È possibile anche individuare un nucleo di imprese “civilmente responsabili” come recentemente abbiamo fatto con Maria Antonella Ferri e Andrea Mazzitelli attraverso un’analisi qualitativa in cui abbiamo trovato che l’11 per cento delle imprese esaminate si caratterizza come “civilmente responsabili”, perché oltre agli aspetti di “sostenibilità” ha anche un atteggiamento di responsabilità verso il consumatore e fa ricorso a forme socialmente responsabili di marketing.
È poco. È tanto? Probabilmente è significativo di una tendenza che mette in crisi i canoni tradizionali del neoliberismo, sia di mercato che di matrice aziendale, e ci induce a essere possibilisti sul fatto che il profit first può accompagnarsi a una diversa considerazione del ruolo delle persone, anzi in alcuni casi quest’ultima può anche essere funzionale a creare un più vasto e ricco sistema di valori in cui quelli di ordine monetario sono forse la parte meno importante e (probabilmente) meno arricchente dal punto di vista personale!
di Gaetano Fausto Esposito – Segretario Generale di Assocamerestero
Gaetano Fausto Esposito, economista si occupa di analisi economica e dei processi di internazionalizzazione delle imprese.
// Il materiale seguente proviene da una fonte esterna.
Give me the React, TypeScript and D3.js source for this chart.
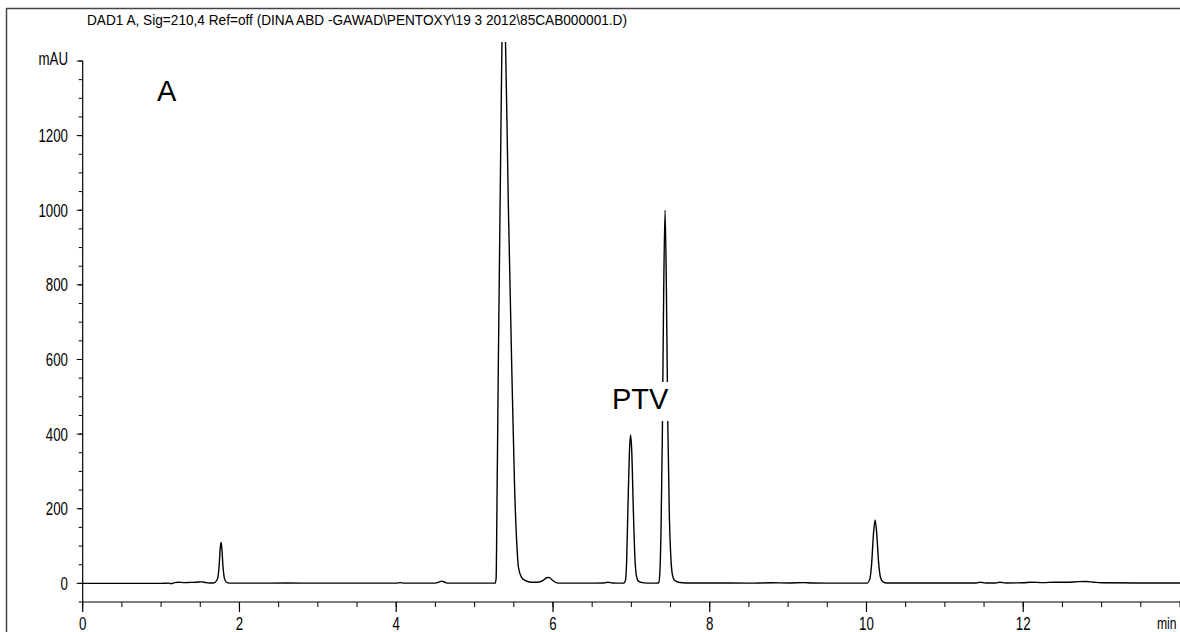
import React from "react";
import * as d3 from "d3";

const TITLE = "DAD1 A, Sig=210,4 Ref=off (DINA ABD -GAWAD\\PENTOXY\\19 3 2012\\85CAB000001.D)";

// trace segments: [time (min), signal (mAU)]
const baselineStart: [number, number][] = [
  [0, 0], [0.5, 0], [1.0, 0], [1.1, 0.5], [1.13, -1], [1.17, 2], [1.22, 3], [1.3, 2],
  [1.38, 2.5], [1.45, 3], [1.52, 4], [1.57, 2], [1.62, 1], [1.66, 1],
];
const peak1: [number, number][] = [
  [1.69, 3], [1.72, 12], [1.74, 45], [1.755, 95], [1.765, 110], [1.775, 95],
  [1.79, 45], [1.81, 12], [1.835, 3], [1.87, 0.5],
];
const baselineMid1: [number, number][] = [
  [2.2, 0.5], [2.6, 0.8], [3.0, 0.5], [3.5, 0.5], [4.0, 0.5], [4.05, 2], [4.1, 0.5],
  [4.5, 0.5], [4.55, 4], [4.58, 6], [4.62, 3], [4.66, 0.5], [5.0, 0.5], [5.24, 0.5],
];
const mainPeak: [number, number][] = [
  [5.265, 1], [5.275, 15], [5.285, 200], [5.303, 590], [5.33, 1100], [5.355, 1550],
  [5.368, 1650], [5.385, 1560], [5.43, 1020], [5.473, 590], [5.51, 260], [5.54, 100],
  [5.56, 42], [5.6, 16], [5.65, 7], [5.72, 3], [5.8, 3], [5.87, 7], [5.92, 15],
  [5.95, 16], [5.99, 9], [6.04, 2], [6.1, 0.5],
];
const baselineMid2: [number, number][] = [
  [6.4, 0.5], [6.65, 1], [6.7, 3], [6.76, 1], [6.88, 0.5],
];
const ptvPeak1: [number, number][] = [
  [6.905, 1], [6.925, 8], [6.94, 60], [6.955, 190], [6.975, 350], [6.99, 398],
  [7.005, 355], [7.025, 200], [7.045, 70], [7.065, 20], [7.09, 6], [7.14, 2],
  [7.25, 0.5], [7.33, 0.5],
];
const ptvPeak2: [number, number][] = [
  [7.35, 2], [7.365, 35], [7.38, 160], [7.395, 390], [7.412, 770], [7.43, 1000],
  [7.447, 790], [7.465, 430], [7.485, 180], [7.505, 65], [7.525, 22], [7.55, 8],
  [7.6, 3], [7.7, 1],
];
const baselineMid3: [number, number][] = [
  [8.0, 1], [8.5, 0.5], [8.8, 1.5], [9.0, 1], [9.2, 2], [9.3, 1], [9.6, 0.5], [9.98, 0.5],
];
const peak10: [number, number][] = [
  [10.01, 1], [10.04, 10], [10.065, 50], [10.09, 135], [10.11, 170], [10.13, 135],
  [10.155, 55], [10.18, 15], [10.21, 4], [10.26, 1],
];
const baselineEnd: [number, number][] = [
  [10.6, 1], [11.0, 1], [11.4, 1], [11.45, 3], [11.52, 1], [11.65, 1], [11.7, 3],
  [11.78, 1], [12.0, 1.5], [12.1, 3], [12.25, 2], [12.4, 3], [12.55, 3], [12.7, 4.5],
  [12.8, 5], [12.9, 3], [13.0, 1.5], [13.5, 1], [14, 1],
];

const X_MAJOR = [0, 2, 4, 6, 8, 10, 12];
const X_MINOR = d3.range(0, 14.01, 0.5);
const Y_MAJOR = [0, 200, 400, 600, 800, 1000, 1200];
const Y_MINOR = d3.range(-50, 1400.1, 50);

const FONT = "'Liberation Sans', Arial, sans-serif";
const NARROW = 0.76;

function NText({ x, y, anchor, size, children }: { x: number; y: number; anchor: "start" | "middle" | "end"; size: number; children: React.ReactNode }) {
  return (
    <text transform={`translate(${x},${y}) scale(${NARROW},1)`} textAnchor={anchor} fontFamily={FONT} fontSize={size} fill="#000">
      {children}
    </text>
  );
}

export default function App() {
  const W = 1180, H = 632;
  const x = d3.scaleLinear().domain([0, 14]).range([82.7, 1180]);
  const y = d3.scaleLinear().domain([-50, 1400]).range([602, 61]);
  const trace = [
    ...baselineStart, ...peak1, ...baselineMid1, ...mainPeak, ...baselineMid2,
    ...ptvPeak1, ...ptvPeak2, ...baselineMid3, ...peak10, ...baselineEnd,
  ];
  const line = d3.line<[number, number]>()
    .x(d => x(d[0]))
    .y(d => y(d[1]))
    .curve(d3.curveMonotoneX);
  const x0 = x(0), yb = y(-50);

  return (
    <svg width={W} height={H} style={{ position: "fixed", left: 0, top: 0, background: "#fff" }}>
      <defs>
        <clipPath id="plotClip">
          <rect x={x0} y={42} width={W - x0} height={yb - 42} />
        </clipPath>
      </defs>
      <rect x={0} y={0} width={W} height={H} fill="#fff" />
      {/* outer frame */}
      <line x1={6} y1={8.5} x2={W} y2={8.5} stroke="#444" strokeWidth={1.5} />
      <line x1={6.5} y1={8} x2={6.5} y2={H} stroke="#444" strokeWidth={1.5} />

      <text x={87} y={25} fontFamily={FONT} fontSize={14} textLength={540} lengthAdjust="spacingAndGlyphs" fill="#000">{TITLE}</text>

      {/* trace */}
      <path d={line(trace) ?? ""} fill="none" stroke="#000" strokeWidth={1.4} clipPath="url(#plotClip)" />

      {/* y axis */}
      <line x1={x0} y1={y(1400)} x2={x0} y2={yb} stroke="#000" strokeWidth={1.2} />
      {Y_MINOR.map(v => (
        <line key={"ym" + v} x1={x0 - 4} x2={x0} y1={y(v)} y2={y(v)} stroke="#000" strokeWidth={1} />
      ))}
      {Y_MAJOR.map(v => (
        <g key={"yM" + v}>
          <line x1={x0 - 6} x2={x0} y1={y(v)} y2={y(v)} stroke="#000" strokeWidth={1} />
          <NText x={68} y={y(v) + 6.5} anchor="end" size={17.5}>{v}</NText>
        </g>
      ))}
      <line x1={x0 - 6} x2={x0} y1={y(1400)} y2={y(1400)} stroke="#000" strokeWidth={1} />
      <NText x={68} y={y(1400) + 3.5} anchor="end" size={17.5}>mAU</NText>

      {/* x axis */}
      <line x1={x0} y1={yb} x2={W} y2={yb} stroke="#000" strokeWidth={1.2} />
      {X_MINOR.map(v => (
        <line key={"xm" + v} x1={x(v)} x2={x(v)} y1={yb} y2={yb + 5} stroke="#000" strokeWidth={1} />
      ))}
      {X_MAJOR.map(v => (
        <g key={"xM" + v}>
          <line x1={x(v)} x2={x(v)} y1={yb} y2={yb + 10} stroke="#000" strokeWidth={1.2} />
          <NText x={x(v)} y={629.5} anchor="middle" size={17.5}>{v}</NText>
        </g>
      ))}
      <NText x={1157} y={629} anchor="start" size={16}>min</NText>

      {/* annotations */}
      <text x={157} y={101} fontFamily={FONT} fontSize={29} fill="#000">A</text>
      <rect x={608} y={382} width={64} height={39} fill="#fff" />
      <text x={612} y={409} fontFamily={FONT} fontSize={29} fill="#000">PTV</text>
    </svg>
  );
}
È autore di numerosi saggi sui temi che riguardano i regimi capitalistici, l’economia finanziaria e dello sviluppo, l’economia industriale, l’analisi economico-territoriale e dei processi di internazionalizzazione delle imprese. Già direttore dell’Area Studi e ricerche dell’Istituto Guglielmo Tagliacarne, componente dell’Unità di valutazione degli investimenti pubblici e docente di Economia applicata in diversi Atenei, attualmente insegna presso l’Università telematica Universitas mercatorum ed è Segretario Generale di Assocamerestero (l’Associazione delle Camere di Commercio Italiane all’Estero).